Hirschberg 's method for LCS
一种采用了分治思想和动态规划的LCS算法,仅需O(NM)时间复杂度和O(min(N,M))空间复杂度就可得最大子串及其长度,具体参见论文:A Linear Space Algorithm for Computing Maximal Common Subsequences。这里介绍一下自己的理解。
如何分治?
给定两个字符串X(长度为m),Y(长度为n)。将X平分为两个子串X(1,m/2)和X(m/2+1,m),我们想在Y找到一个分割点j将Y切割为Y(1,j)和Y(j+1,n),使得LCS(X(1,m/2),Y(1,j))+LCS(X(m/2+1,m),Y(j+1,n))=LCS(X,Y)。

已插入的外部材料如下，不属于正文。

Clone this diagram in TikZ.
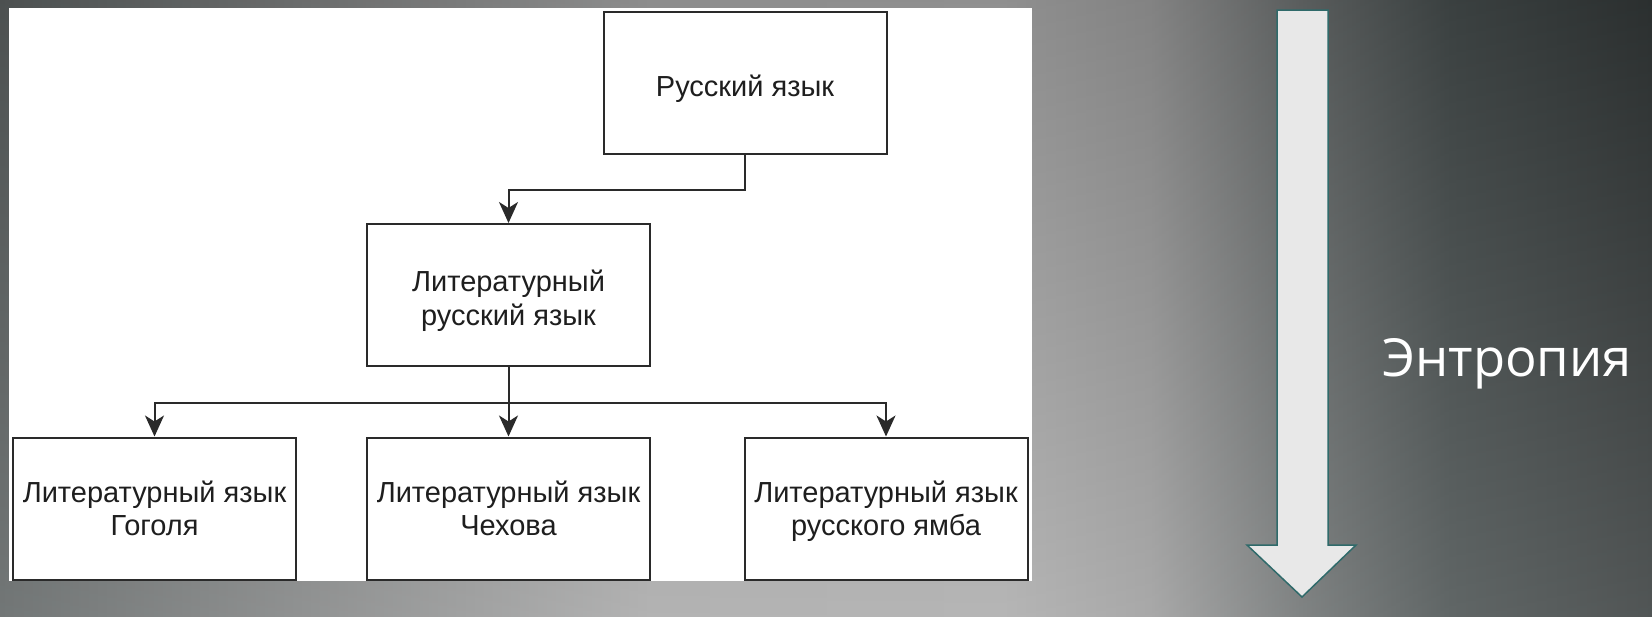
\documentclass[tikz,border=0pt]{standalone}
\usepackage{fontspec}
\setmainfont{Liberation Sans}
\newfontfamily\entfont{Open Sans}
\usetikzlibrary{arrows.meta}
\definecolor{boxline}{HTML}{2A2A2A}
\definecolor{textc}{HTML}{1E1E1E}
\definecolor{arrfill}{HTML}{E8E8E8}
\definecolor{arrline}{HTML}{2F6A6A}
\definecolor{c0}{HTML}{5A5F5F}
\definecolor{c1}{HTML}{7D7F7F}
\definecolor{c2}{HTML}{A6A6A6}
\definecolor{c3}{HTML}{A9A9A9}
\definecolor{c4}{HTML}{9A9A9A}
\definecolor{c5}{HTML}{6A6E6E}
\definecolor{c6}{HTML}{454C4C}
\definecolor{c7}{HTML}{333838}
\pgfdeclarehorizontalshading{bgsh}{100bp}{color(0bp)=(c0); color(25bp)=(c0); color(34bp)=(c1); color(44.7bp)=(c2); color(55.3bp)=(c3); color(59.8bp)=(c4); color(64.35bp)=(c5); color(68.9bp)=(c6); color(75bp)=(c7); color(100bp)=(c7)}
\tikzset{
  box/.style={draw=boxline, line width=2pt, fill=white, minimum width=283pt,
    minimum height=142pt, align=center, inner sep=0pt, text=textc,
    font=\fontsize{29}{33.5}\selectfont, text height=54pt, text depth=0pt},
  onebox/.style={box, text height=28pt, text depth=0pt},
  conn/.style={draw=boxline, line width=2pt,
    -{Stealth[length=21pt, width=19pt, inset=6pt]}},
}
\begin{document}
\begin{tikzpicture}[x=1pt, y=-1pt]
\useasboundingbox (0,0) rectangle (1652,616);
\shade[shading=bgsh] (0,0) rectangle (1652,616);
\shade[top color=black, bottom color=white, opacity=0.15] (0,0) rectangle (1652,616);
\fill[white] (9,8) rectangle (1032,581);
% boxes
\node[onebox] (top) at (745,82.5) {Русский язык};
\node[box, text height=60pt] (mid) at (508.5,295) {Литературный\\русский язык};
\node[box] (left) at (154.5,508.5) {Литературный язык\\Гоголя};
\node[box] (cen) at (508.5,508.5) {Литературный язык\\Чехова};
\node[box] (right) at (886,508.5) {Литературный язык\\русского ямба};
% connectors
\draw[conn] (top.south) -- ++(0,35) -| (mid.north);
\draw[conn] (mid.south) -- ++(0,36) -| (left.north);
\draw[conn] (mid.south) -- ++(0,36) -| (right.north);
\draw[conn] (mid.south) -- (cen.north);
% entropy arrow
\draw[fill=arrfill, draw=arrline, line width=1.5pt, line join=miter]
  (1277,10) -- (1328,10) -- (1328,545) -- (1356,545) -- (1302,597)
  -- (1247,545) -- (1277,545) -- cycle;
\node[anchor=base west, inner sep=0pt, text=white, font=\entfont\fontsize{52.5}{60}\selectfont] (ent) at (1382,376) {Энтропия};
\end{tikzpicture}
\end{document}
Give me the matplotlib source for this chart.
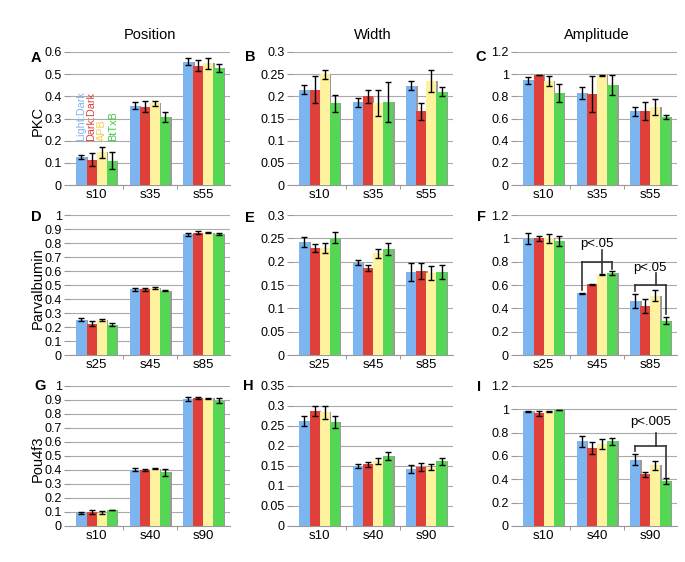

我们很容易看出,当LCS(X(1,m/2),Y(1,j))+LCS(X(m/2+1,m),Y(j+1,n))取得值最大时,j即为我们想找的切割点。
找到切割点之后我们就可以采用分治思想去推出子串。
具体算法参见论文:
关于时间复杂度:
摘自:https://www.ics.uci.edu/~eppstein/161/960229.html
This is a recursive algorithm, with a time recurrence
T(m,n) = O(mn) + T(m/2,k) + T(m/2,n-k)
You can think of this as sort of like quicksort -- we're breaking both strings into parts. But unlike quicksort it doesn't matter that the second string can be broken unequally. No matter
what k is, the recurrence solves to O(mn). The easiest way to see this is to think about what it's doing in the array L. The main part of the algorithm visits the whole array, then the two calls visit two subarrays, one above and left of (m/2,k) and the other
below and to the right. No matter what k is, the total size of these two subarrays is roughly mn/2. So instead we can write a simplified recurrence
T(mn) = O(mn) + T(mn/2)
which solves to O(mn) time total.